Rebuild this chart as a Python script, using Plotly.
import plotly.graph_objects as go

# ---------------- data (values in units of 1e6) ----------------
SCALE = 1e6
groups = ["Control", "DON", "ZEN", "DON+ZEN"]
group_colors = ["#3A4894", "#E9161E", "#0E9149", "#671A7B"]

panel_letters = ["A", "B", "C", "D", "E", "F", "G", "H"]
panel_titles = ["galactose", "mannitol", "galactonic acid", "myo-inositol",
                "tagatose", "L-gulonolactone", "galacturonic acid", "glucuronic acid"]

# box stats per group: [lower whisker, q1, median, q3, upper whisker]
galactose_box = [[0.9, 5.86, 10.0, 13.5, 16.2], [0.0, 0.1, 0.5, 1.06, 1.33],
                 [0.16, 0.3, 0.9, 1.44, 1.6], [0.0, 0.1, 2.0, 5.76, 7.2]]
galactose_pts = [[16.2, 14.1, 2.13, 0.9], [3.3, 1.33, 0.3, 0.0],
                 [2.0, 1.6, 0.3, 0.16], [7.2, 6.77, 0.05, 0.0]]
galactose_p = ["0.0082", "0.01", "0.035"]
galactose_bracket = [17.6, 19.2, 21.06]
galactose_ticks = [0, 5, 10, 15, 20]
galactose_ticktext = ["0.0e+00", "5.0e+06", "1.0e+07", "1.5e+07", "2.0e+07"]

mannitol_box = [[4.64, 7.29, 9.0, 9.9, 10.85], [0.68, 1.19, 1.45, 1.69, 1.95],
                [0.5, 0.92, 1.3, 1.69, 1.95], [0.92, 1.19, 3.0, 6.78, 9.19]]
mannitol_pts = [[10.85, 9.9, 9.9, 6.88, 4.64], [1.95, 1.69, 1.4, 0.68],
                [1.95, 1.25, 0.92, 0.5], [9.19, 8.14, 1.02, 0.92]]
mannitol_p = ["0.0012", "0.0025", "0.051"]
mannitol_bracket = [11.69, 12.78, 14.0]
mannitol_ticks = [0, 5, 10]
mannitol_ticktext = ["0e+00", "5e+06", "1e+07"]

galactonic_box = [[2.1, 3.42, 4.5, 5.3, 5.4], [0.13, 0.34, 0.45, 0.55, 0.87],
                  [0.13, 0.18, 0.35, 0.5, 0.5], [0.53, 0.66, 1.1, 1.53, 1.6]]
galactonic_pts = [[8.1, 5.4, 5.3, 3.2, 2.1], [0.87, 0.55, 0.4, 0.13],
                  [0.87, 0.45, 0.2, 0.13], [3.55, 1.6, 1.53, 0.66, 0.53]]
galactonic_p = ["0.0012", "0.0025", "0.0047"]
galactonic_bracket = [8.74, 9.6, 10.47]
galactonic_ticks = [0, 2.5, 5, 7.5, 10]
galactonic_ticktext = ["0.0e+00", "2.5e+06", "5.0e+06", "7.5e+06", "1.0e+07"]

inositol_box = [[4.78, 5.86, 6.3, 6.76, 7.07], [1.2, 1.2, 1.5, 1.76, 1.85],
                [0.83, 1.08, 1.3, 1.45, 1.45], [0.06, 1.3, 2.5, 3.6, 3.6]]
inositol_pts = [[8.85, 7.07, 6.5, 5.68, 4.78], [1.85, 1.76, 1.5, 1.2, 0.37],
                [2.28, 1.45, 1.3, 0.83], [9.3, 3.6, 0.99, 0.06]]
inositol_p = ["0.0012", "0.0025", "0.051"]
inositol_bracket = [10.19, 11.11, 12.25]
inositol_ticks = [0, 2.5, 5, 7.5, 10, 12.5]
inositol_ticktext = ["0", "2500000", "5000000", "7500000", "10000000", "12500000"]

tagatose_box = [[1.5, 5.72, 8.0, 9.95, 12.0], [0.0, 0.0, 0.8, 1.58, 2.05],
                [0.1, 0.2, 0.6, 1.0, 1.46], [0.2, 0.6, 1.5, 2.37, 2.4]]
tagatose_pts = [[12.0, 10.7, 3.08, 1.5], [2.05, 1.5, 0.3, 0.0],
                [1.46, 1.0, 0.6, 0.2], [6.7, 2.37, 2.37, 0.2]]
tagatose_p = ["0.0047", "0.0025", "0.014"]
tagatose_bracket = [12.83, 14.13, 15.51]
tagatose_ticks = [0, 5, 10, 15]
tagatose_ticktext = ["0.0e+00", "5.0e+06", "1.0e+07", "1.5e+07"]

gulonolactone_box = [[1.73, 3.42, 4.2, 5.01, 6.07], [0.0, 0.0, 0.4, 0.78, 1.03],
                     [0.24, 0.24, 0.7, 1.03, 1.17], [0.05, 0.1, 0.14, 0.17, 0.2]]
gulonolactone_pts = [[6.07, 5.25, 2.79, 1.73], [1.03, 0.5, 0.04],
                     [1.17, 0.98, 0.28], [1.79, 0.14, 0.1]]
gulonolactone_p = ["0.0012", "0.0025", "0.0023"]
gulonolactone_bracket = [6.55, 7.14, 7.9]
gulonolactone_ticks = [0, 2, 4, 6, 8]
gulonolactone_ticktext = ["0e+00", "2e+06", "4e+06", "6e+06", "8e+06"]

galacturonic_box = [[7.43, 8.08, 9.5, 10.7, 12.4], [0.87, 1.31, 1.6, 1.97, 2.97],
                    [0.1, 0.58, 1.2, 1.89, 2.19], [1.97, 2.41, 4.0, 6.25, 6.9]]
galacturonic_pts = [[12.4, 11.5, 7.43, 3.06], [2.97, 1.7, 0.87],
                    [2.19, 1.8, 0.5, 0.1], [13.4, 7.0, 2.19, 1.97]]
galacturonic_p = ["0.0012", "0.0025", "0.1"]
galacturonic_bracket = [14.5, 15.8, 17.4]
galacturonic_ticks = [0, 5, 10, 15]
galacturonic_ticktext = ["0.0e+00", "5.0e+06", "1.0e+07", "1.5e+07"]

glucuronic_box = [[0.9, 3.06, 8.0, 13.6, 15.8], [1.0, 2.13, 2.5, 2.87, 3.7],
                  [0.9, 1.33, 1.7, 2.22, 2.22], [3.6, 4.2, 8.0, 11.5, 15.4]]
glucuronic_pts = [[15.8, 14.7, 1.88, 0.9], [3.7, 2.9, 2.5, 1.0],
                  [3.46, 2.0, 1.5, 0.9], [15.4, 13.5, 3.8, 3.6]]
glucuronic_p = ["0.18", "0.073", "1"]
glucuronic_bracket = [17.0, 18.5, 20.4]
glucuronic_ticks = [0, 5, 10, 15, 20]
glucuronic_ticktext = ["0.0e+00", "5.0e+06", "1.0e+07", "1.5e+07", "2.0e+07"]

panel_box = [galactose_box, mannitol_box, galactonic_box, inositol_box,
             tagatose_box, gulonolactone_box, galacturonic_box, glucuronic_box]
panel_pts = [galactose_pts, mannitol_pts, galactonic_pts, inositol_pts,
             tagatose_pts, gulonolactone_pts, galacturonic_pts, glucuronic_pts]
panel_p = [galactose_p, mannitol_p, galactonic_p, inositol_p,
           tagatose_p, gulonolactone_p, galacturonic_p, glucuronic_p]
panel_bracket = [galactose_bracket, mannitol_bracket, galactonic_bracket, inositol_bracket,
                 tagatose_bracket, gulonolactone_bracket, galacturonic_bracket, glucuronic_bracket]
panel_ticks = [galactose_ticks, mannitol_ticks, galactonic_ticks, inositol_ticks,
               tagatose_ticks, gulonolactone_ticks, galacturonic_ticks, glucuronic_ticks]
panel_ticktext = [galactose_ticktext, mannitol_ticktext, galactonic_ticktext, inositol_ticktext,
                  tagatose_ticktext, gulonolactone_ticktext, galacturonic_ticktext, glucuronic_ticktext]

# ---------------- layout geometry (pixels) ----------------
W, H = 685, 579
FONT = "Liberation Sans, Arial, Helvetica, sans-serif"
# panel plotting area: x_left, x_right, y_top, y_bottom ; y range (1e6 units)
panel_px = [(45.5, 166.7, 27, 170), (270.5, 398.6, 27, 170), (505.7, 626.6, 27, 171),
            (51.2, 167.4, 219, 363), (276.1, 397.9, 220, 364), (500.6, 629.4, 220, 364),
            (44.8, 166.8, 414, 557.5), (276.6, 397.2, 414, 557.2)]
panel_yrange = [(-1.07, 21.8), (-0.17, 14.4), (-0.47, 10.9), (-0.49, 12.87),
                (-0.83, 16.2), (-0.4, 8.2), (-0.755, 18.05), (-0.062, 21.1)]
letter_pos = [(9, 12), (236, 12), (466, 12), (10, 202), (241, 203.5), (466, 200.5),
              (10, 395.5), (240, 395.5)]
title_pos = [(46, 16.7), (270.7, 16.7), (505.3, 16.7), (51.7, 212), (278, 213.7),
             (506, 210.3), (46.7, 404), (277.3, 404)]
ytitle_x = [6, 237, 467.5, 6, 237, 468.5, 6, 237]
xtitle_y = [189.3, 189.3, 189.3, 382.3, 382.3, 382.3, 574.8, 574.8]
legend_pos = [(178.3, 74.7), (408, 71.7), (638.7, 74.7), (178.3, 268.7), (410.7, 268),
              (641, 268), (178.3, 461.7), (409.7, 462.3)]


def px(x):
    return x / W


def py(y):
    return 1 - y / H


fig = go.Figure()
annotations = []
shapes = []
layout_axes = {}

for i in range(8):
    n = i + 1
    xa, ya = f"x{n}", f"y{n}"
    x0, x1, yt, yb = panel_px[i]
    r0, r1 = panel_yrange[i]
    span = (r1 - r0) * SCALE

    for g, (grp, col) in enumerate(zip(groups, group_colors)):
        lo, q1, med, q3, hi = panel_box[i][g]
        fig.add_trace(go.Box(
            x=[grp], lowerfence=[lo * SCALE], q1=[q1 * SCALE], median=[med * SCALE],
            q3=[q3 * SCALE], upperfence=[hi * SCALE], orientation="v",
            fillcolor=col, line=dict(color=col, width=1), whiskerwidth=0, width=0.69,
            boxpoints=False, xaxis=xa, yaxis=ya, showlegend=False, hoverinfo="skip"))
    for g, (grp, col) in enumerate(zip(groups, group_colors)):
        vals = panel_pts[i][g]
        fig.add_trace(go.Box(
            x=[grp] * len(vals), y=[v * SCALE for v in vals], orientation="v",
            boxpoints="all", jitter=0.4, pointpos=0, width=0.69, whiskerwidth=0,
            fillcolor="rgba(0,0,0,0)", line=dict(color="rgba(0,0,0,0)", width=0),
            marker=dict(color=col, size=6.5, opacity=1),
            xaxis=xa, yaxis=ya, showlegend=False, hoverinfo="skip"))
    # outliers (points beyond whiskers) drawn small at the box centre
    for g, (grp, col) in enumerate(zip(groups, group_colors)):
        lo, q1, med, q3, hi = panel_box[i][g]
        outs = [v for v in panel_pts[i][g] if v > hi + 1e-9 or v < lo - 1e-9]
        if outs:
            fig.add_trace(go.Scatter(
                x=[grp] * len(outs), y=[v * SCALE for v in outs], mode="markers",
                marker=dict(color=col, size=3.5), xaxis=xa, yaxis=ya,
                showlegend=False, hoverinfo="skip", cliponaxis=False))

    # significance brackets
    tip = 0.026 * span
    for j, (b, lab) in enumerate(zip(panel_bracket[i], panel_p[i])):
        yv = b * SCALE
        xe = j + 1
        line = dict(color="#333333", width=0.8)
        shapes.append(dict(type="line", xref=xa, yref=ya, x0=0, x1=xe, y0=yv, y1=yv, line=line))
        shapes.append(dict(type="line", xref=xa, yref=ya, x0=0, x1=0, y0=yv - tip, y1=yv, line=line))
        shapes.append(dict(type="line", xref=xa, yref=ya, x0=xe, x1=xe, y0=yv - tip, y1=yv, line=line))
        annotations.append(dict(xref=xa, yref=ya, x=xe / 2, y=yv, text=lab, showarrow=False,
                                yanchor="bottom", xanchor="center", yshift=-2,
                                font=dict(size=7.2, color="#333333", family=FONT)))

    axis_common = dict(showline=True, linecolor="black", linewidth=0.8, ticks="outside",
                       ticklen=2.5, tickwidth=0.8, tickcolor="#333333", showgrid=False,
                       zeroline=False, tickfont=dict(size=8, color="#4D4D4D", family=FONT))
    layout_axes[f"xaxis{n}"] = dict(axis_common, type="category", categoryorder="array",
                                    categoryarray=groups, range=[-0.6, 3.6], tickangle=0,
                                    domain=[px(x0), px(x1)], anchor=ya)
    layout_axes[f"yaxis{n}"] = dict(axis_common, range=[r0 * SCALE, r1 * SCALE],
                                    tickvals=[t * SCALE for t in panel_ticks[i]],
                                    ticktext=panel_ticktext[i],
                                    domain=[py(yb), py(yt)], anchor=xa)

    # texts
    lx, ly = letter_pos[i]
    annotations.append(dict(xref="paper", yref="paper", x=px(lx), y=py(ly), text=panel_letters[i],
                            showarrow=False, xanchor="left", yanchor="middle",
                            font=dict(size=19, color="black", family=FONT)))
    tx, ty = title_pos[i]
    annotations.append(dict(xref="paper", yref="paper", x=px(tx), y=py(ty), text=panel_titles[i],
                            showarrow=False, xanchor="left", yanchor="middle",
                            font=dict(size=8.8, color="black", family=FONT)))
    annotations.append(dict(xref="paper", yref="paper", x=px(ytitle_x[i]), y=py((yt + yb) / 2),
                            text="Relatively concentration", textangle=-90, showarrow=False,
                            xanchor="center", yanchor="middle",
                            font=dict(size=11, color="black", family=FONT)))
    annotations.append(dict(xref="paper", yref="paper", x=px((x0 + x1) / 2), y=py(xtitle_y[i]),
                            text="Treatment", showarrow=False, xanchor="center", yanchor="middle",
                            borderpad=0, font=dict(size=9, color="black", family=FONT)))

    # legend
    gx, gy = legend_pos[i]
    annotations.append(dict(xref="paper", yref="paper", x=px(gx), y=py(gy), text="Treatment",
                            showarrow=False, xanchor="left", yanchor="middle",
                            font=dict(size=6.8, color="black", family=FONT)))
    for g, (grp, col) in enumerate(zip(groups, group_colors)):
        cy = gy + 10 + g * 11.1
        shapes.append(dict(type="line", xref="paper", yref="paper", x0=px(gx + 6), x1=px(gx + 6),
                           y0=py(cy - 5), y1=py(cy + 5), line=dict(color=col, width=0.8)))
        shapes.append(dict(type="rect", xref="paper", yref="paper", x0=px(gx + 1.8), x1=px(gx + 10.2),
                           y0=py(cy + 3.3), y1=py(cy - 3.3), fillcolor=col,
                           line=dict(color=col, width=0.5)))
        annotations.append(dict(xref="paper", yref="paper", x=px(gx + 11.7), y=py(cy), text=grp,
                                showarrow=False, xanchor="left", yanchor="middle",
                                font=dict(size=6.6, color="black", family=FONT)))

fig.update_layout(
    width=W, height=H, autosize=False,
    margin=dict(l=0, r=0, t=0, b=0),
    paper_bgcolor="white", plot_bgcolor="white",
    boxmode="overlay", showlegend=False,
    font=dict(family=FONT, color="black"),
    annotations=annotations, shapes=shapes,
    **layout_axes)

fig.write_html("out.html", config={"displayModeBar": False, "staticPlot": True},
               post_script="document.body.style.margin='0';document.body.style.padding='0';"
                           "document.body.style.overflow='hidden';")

- - - -

**WRITTEN PROBLEM**:
Reproduce verbatim only this range: the first line of the material through the line that contains "import plotly.graph_objects as go", inclusive.

**RESULT**:
Rebuild this chart as a Python script, using Plotly.
import plotly.graph_objects as go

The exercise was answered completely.